Yesterday Fortune offered up an article which highlighted the ESG minefield which companies are attempting to navigate these days. Some companies have begun calling their sustainability effort something other than ESG, hoping to avoid controversy entirely with opportunistic semantics. But as the piece points out, from an implementation perspective they are not backing down at all. Not yet anyway.
And of course they shouldn’t. More to the point, they simply can’t. For those keeping score at home, the days of Friedman’s shareholder primacy are officially behind us. It turns out there are lots of stakeholders who want to be heard and be considered in corporate decision making. That’s a good thing, as corporate identity continues to evolve and companies increasingly acknowledge that they do not operate in a vacuum. Companies both impact and are impacted by the world around them. And an increasing number of people are watching and holding them to that new standard.
That’s all well and good, but Friedman’s disciples remain unmoved and continue to aggressively support the old paradigm. They desperately want to “make corporations great again” by disputing the relationship between profitability and sustainability, ignoring the benefits which companies derive from ecosystem services, and purposefully and relentlessly mischaracterizing what sustainability even means. And as you might have reasonably expected, there is often an underlying political narrative embedded within these criticisms.

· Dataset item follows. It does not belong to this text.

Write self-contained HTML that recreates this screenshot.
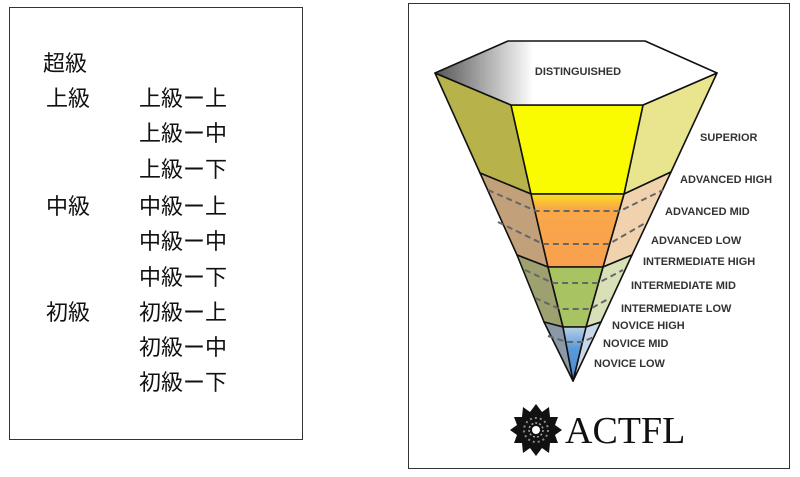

Conversely, there are certainly those on the other side of the ledger who feel that companies are moving too slowly in embracing sustainability. The companies which are mostly in the cross-hairs of these critics are in the energy, cement and steel sectors (maybe transportation and construction as well). Without being an apologist for these industries, I would humbly suggest that these are arguably more nuanced matters. Some industries clearly face complex technical hurdles in transitioning into better versions of themselves, and society is not yet able (or willing) to function without these specific goods or services.
As for winning the ESG Battle Royale, perhaps survival may be the best a company can hope for. With jabs coming at you from the left and from the right, it may be best to keep your gloves up and wait for the bell. Ali’s time-tested rope-a-dope might just get you to the end of the round. And if you’re lucky, you may even squeak out a split-decision.